En este breve ensayo he intentado analizar nuestras intuiciones políticas sobre la deseabilidad o no de la publicidad en las votaciones de los diputados de la Asamblea Legislativa. Este tema surgió recientemente a partir de los procesos parlamentarios para elegir y reelegir magistrados de la Corte Suprema de Justicia. He sugerido que algunas de nuestras valoraciones sobre este asunto están conectadas con dos concepciones contrapuestas sobre lo que debe ser la relación entre las personas ciudadanas y sus representantes políticos en democracia.
Propongo, finalmente, que posicionarse en alguna de estas dos concepciones (o en alguna de sus variantes) es el primer paso para abordar coherente y racionalmente esta discusión política.

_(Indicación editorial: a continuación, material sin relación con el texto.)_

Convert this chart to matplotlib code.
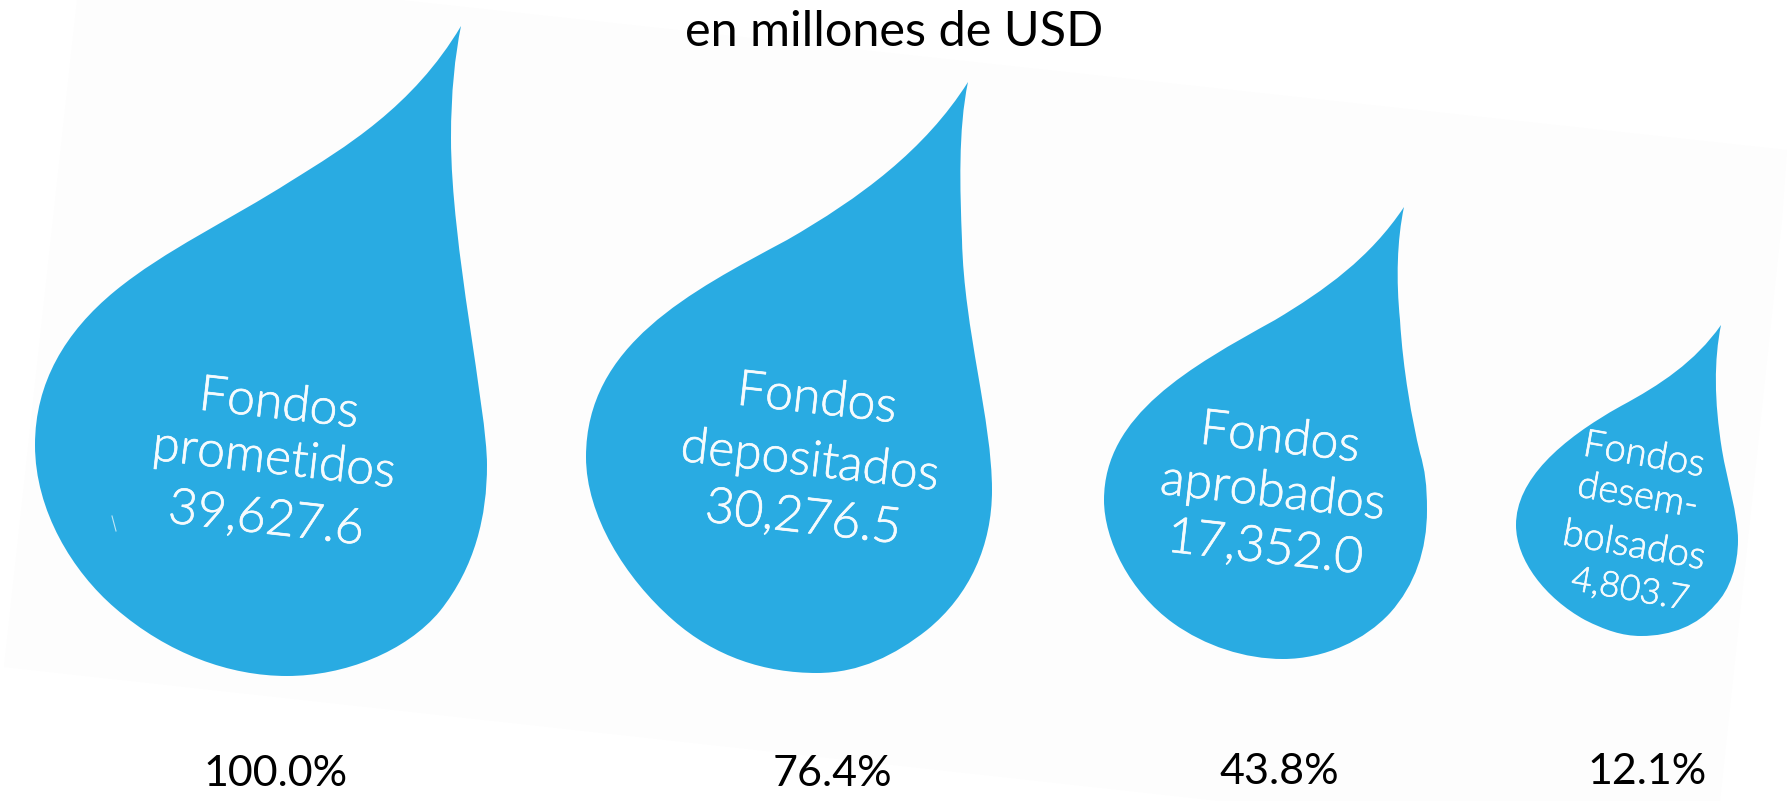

Mi opción personal es clara: aunque reconozco que la vida de las personas en la sociedad contemporánea no puede quedar absorbida en la vida pública (como sí sucedía en la Grecia y Roma de la Antigüedad), me parece que el desinterés ciudadano —y el modelo institucional que lo apoya— propicia el elitismo faccioso y la desconexión de los representantes con su función pública. Al tiempo, creo que son las personas ciudadanas quienes tienen un conocimiento privilegiado de cuáles son sus intereses. Debido a esto, los ciudadanos deberían tener amplios canales institucionales para evaluar, debatir e influir en las cuestiones públicas de la comunidad política (incluyendo las decisiones importantes de sus representantes en el Parlamento).